The systemic deformation of the institutions of justice, politics, and the press have combined with the daily mayhem to undercut the integrity of the social and political compact which unites citizen and government.  The situation of a deteriorating social/political compact has been worsened by both the historical indifference of the Mexican elite to the lives of the hoi polloi and the numbing effects of poverty and hopelessness.

Mexico is not a failed state.  Not yet.  It may never become a genuine failed state.  The capacity of the Mexican peasant and his urban counterpart to endure the unendurable is legendary--and real.  Yet every day that the bodies fall, the corruption flows, and the misery grinds on is a day which erodes even the seemingly endless capacity of the Mexican to persevere.  Trust in the government like hope for a better tomorrow has become a gravely endangered species.

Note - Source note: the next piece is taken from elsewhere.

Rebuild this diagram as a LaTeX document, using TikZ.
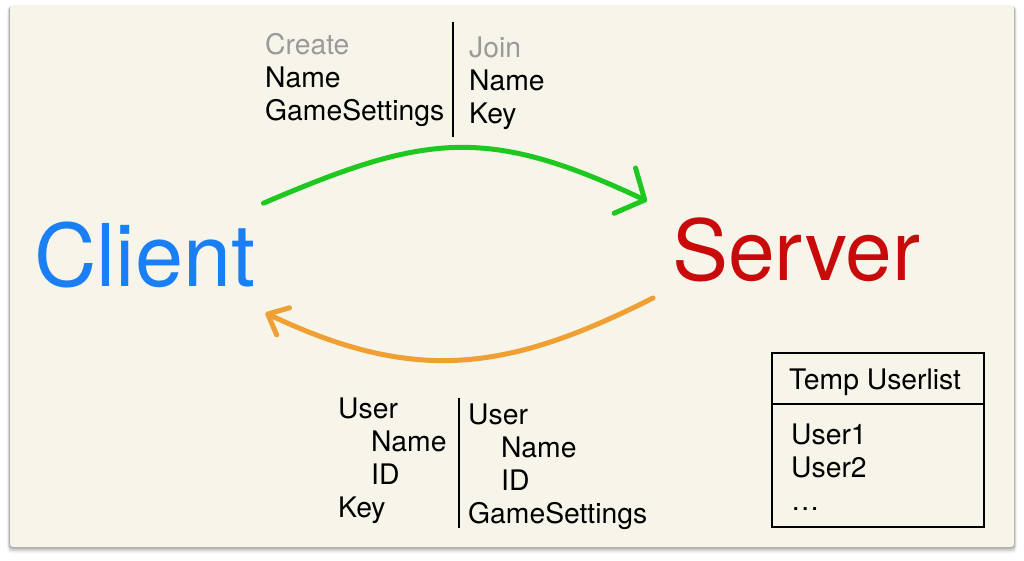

Should the Mexican hoi polloi come to the realization that more of the same is totally unacceptable, the results will be massive, shocking, and lethal in the extreme.  If Mexico fails as a state, the consequent internal war(s) will equal or surpass those of the long, long warfare of the early Twentieth Century.  As was the case a century and less ago, the violence will cross the border to the detriment of places like El Paso or Tucson, which were small, quite off the beaten path places back then but are major cities today.

This potential implies strongly that US policies regarding immigration and illegal drugs must be considered in the context of will they help or hinder the reestablishment of stability in Mexico.  As the coming of collapse cannot be predicted with precision, it would be prudent for the US decision makers and We the People to consider the package of policies directly impacting on Mexico with the greatest of expedition.  Time is not on the side of stability.

It is spectacularly unfortunate that both subjects--illegal drugs and immigration change--are almost as emotionally stimulating as, say, abortion and homosexual marriage,  Strong emotions do not make for careful calculations of how best to serve the collective national interest.  However, both national interest and the American responsibility for the current state of near failure in Mexico demand that emotions be shunted aside and a serious debate on how best to assist in rectifying the sorry state of affairs south of the border be undertaken with dispatch.

Unless the US government and We the People can get serious about solving our share of the current predominantly Mexican problem, not only will it be conceivable that all the Mexicans currently in the US illegally will be able to apply for political refugee status, but that there will be a lot more coming, waves of people fleeing the violence of collapse.

The Mexican Question is one which is truly bi-partisan.  So, get on with it you denizens inside the beltway.  It is a tough job at the least, but you were elected to take on the big ones.